> **REQUIRED TASK**
Omit every picture, and retype the lines that run from the beginning of the data below through the line containing "from matplotlib.lines import Line2D", inclusive.

> **Collection entries**
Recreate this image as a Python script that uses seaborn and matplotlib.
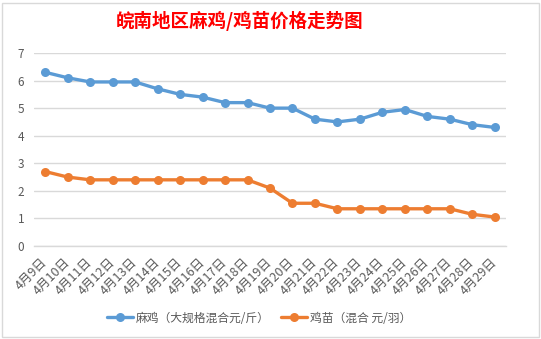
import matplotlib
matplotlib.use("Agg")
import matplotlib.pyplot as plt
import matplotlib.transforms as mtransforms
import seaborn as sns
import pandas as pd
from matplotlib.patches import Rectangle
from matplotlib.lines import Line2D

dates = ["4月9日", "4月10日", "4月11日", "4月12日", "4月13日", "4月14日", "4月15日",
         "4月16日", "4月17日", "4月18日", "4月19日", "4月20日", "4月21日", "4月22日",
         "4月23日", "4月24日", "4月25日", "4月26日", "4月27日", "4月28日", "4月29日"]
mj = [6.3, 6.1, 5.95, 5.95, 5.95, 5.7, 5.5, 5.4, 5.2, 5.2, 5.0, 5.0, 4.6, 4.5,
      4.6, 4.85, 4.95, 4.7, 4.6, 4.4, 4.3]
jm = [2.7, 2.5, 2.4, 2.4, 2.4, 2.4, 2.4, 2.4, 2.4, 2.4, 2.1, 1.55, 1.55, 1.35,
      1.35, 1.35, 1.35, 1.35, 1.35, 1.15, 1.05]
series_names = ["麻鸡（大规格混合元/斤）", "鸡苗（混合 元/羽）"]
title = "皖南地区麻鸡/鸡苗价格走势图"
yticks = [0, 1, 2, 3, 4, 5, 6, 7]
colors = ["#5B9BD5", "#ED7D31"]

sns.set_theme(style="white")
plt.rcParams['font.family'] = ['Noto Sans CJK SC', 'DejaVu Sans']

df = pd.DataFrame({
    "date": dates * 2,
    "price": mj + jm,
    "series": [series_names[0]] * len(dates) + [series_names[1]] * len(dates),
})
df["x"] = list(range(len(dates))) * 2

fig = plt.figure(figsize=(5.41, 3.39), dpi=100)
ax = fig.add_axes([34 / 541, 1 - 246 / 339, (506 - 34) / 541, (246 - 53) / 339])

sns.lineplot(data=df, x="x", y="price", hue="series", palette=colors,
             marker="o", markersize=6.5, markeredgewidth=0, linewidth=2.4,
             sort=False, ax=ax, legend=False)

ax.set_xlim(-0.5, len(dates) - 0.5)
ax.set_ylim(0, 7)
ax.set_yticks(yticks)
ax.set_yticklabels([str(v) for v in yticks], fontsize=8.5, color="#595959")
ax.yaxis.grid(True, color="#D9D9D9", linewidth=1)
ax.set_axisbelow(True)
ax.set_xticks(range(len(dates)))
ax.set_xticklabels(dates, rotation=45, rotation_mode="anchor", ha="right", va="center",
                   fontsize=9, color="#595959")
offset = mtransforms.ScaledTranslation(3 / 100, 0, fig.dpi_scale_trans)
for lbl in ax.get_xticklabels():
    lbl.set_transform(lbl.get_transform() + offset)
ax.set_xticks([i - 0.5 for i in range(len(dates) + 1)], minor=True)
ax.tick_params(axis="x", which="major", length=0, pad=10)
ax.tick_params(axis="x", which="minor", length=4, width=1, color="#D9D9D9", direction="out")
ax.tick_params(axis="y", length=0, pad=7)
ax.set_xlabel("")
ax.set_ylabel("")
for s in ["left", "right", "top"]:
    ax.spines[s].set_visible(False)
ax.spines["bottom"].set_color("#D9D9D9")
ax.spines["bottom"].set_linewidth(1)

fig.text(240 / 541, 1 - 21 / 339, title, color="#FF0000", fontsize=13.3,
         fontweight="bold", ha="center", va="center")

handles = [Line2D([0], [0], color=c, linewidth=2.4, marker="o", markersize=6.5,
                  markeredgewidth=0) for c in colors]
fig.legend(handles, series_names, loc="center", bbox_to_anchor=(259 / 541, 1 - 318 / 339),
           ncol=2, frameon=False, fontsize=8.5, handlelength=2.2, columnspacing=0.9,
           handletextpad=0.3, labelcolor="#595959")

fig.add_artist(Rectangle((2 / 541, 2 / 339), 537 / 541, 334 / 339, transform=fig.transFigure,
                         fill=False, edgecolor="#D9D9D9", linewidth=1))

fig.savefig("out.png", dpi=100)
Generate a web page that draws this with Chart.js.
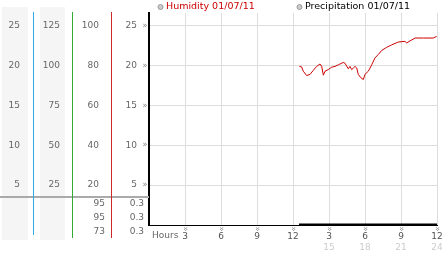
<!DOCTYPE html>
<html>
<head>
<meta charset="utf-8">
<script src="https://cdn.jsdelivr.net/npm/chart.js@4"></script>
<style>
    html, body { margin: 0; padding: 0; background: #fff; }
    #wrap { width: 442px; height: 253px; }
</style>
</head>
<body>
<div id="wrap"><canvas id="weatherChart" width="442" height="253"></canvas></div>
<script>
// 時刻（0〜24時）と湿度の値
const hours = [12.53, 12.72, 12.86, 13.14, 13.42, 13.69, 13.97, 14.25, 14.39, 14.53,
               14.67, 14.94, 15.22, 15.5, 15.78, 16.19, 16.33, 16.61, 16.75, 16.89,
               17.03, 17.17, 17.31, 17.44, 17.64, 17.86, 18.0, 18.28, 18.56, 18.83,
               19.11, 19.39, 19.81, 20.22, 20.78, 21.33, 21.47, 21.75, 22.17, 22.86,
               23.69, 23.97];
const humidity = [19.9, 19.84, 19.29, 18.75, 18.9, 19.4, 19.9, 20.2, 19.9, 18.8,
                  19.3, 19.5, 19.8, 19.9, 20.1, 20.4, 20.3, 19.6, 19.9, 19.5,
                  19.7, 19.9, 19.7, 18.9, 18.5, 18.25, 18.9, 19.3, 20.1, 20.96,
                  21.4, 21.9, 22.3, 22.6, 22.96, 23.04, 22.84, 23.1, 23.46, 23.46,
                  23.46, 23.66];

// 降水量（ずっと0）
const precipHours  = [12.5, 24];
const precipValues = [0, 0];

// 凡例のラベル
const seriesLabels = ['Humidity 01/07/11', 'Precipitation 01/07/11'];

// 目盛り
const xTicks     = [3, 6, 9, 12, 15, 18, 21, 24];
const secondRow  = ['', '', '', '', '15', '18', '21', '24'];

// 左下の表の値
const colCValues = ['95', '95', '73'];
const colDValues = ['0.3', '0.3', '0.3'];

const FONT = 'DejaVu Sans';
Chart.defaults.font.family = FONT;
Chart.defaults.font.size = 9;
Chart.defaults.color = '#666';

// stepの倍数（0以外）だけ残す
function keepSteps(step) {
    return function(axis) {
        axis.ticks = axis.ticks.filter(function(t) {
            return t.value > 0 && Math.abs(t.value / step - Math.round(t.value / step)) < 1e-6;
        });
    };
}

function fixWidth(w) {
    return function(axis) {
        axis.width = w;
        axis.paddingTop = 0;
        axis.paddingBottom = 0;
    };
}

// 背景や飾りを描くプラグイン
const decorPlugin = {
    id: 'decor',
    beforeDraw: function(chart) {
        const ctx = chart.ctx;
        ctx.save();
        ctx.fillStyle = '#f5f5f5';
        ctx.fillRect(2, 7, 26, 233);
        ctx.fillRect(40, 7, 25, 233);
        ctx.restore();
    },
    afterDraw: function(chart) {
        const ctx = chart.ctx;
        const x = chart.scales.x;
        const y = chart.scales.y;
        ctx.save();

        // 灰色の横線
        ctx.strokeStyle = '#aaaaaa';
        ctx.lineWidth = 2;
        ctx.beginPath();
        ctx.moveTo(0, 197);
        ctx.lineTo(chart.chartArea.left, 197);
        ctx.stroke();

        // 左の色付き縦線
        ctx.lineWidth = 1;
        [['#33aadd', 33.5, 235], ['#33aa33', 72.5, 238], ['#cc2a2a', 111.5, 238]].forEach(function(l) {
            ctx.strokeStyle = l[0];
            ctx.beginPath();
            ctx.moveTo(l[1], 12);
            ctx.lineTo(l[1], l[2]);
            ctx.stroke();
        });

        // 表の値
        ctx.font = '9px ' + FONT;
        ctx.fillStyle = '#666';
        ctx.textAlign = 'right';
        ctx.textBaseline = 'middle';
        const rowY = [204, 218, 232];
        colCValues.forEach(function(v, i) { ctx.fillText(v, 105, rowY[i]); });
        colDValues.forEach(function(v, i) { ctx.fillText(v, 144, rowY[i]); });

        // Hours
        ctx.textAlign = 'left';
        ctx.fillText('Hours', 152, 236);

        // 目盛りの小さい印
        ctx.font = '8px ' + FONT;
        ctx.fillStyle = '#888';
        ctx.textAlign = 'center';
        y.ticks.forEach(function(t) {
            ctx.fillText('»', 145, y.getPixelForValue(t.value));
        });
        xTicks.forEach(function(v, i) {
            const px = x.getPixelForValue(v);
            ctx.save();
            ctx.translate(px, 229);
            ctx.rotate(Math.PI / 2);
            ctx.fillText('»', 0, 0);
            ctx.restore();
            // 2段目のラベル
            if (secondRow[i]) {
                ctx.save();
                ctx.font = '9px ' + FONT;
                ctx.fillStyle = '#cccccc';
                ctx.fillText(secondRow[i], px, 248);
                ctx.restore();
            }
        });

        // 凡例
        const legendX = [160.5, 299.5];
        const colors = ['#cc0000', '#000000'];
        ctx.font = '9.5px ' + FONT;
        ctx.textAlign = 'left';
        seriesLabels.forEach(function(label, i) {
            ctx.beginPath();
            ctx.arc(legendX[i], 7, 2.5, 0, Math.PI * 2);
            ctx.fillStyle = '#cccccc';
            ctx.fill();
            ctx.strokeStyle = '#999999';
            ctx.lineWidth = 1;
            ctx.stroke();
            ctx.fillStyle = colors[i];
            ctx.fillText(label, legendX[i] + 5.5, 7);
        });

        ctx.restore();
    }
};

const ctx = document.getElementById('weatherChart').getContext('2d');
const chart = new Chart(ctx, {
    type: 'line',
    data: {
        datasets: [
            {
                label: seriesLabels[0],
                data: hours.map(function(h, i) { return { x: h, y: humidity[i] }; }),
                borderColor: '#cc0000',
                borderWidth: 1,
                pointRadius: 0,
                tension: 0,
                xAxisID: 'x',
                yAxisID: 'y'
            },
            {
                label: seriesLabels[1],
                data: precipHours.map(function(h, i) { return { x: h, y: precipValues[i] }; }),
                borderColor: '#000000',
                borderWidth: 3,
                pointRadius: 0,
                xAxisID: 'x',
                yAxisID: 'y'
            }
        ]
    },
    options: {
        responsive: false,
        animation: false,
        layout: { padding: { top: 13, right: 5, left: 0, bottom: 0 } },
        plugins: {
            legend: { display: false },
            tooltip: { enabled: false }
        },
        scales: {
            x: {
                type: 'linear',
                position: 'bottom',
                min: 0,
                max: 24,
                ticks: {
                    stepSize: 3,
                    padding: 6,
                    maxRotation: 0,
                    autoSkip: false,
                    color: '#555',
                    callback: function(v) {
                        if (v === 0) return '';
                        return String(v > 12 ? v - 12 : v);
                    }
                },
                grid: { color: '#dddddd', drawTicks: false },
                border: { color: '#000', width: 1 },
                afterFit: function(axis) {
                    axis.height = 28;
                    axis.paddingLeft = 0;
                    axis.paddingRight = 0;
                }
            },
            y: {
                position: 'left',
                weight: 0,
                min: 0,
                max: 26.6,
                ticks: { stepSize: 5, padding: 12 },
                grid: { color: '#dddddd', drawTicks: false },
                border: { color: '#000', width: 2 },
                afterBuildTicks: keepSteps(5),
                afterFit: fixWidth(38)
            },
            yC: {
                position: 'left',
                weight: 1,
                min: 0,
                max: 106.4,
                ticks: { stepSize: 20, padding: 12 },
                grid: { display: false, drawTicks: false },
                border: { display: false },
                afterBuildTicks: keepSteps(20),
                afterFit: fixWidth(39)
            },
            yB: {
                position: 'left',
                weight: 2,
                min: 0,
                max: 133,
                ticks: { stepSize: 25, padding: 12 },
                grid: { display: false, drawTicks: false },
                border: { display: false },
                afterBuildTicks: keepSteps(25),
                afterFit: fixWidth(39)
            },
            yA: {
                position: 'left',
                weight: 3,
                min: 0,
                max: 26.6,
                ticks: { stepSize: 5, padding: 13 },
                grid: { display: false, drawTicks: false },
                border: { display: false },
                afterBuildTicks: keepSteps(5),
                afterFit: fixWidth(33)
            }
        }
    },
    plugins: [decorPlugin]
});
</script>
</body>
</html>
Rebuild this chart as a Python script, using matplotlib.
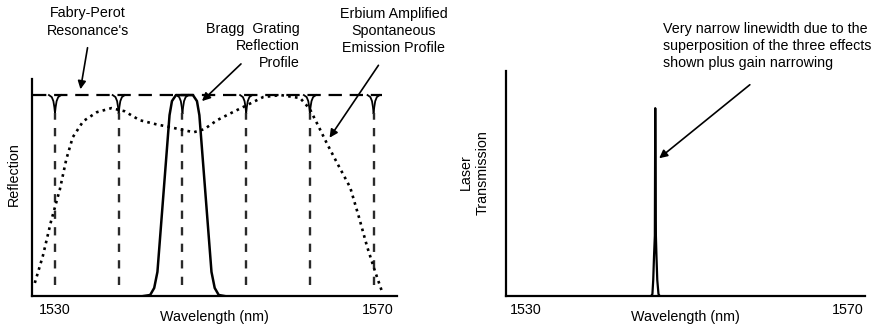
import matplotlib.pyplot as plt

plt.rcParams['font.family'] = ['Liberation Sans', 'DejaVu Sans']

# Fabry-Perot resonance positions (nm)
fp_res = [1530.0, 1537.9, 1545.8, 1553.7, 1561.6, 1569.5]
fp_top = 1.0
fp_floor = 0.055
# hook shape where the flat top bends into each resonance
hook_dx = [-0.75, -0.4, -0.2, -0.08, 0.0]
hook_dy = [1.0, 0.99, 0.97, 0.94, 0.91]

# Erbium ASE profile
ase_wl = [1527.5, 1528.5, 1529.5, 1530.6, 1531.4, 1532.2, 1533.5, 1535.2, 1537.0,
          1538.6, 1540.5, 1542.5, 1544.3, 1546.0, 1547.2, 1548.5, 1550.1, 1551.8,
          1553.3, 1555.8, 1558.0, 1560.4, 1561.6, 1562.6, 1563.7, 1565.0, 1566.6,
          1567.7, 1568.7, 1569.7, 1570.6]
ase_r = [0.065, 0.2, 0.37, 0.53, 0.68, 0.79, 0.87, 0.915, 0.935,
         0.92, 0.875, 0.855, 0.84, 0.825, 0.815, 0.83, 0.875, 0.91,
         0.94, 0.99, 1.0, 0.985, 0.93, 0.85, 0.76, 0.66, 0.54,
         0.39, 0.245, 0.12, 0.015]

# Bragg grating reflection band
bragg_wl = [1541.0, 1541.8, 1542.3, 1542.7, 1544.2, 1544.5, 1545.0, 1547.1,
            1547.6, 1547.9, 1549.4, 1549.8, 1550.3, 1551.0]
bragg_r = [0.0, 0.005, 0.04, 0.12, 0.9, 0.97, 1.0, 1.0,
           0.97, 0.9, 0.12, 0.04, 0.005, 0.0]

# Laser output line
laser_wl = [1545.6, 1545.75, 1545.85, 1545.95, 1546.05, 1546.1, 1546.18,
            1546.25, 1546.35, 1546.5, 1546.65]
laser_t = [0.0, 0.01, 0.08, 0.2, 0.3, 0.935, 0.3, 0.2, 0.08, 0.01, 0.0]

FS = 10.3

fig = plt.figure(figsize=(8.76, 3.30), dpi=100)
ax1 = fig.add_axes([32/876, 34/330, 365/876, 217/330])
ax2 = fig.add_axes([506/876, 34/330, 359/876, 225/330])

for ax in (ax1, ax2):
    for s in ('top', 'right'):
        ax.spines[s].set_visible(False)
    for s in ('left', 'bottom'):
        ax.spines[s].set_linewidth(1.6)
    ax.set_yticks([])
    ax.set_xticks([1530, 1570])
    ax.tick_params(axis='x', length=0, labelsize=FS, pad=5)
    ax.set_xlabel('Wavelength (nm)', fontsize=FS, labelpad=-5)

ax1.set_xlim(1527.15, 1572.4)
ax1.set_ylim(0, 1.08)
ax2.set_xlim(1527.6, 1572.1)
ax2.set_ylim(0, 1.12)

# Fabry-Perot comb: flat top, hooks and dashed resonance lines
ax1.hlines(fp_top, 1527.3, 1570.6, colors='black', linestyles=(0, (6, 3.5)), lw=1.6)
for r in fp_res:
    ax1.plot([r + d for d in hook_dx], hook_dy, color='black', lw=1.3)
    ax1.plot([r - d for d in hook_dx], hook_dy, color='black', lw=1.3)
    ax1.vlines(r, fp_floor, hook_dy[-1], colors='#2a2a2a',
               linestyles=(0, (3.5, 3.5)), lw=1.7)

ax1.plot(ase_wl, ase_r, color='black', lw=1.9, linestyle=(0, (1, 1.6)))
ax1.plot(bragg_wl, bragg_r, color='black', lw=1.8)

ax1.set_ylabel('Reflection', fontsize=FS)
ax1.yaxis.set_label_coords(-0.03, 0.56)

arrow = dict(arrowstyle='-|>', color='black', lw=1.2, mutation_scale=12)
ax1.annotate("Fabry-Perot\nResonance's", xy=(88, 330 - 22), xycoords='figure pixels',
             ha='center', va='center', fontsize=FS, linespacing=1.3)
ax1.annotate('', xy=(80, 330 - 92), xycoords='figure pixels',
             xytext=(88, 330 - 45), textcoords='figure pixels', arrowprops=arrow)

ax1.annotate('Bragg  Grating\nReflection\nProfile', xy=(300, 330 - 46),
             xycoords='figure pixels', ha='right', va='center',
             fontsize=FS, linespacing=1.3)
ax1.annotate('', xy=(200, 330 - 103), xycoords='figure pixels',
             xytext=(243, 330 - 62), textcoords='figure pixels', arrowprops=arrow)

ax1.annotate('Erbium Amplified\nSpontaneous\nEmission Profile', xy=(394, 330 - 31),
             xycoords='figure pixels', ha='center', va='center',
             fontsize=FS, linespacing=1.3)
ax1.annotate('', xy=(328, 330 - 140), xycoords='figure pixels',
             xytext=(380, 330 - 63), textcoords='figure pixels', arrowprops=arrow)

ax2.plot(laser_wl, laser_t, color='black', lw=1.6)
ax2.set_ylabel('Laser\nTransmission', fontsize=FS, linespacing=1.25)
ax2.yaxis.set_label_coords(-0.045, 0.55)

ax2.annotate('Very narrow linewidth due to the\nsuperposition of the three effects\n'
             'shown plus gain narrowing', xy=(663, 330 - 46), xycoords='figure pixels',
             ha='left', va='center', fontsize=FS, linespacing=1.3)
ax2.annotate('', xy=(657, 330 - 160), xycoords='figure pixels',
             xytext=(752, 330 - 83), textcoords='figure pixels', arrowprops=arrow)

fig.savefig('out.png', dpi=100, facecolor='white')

> **TASK ANSWER**
Recreate this image as a Python script that uses seaborn and matplotlib.
import matplotlib
matplotlib.use("Agg")
import matplotlib.pyplot as plt
import matplotlib.transforms as mtransforms
import seaborn as sns
import pandas as pd
from matplotlib.patches import Rectangle
from matplotlib.lines import Line2D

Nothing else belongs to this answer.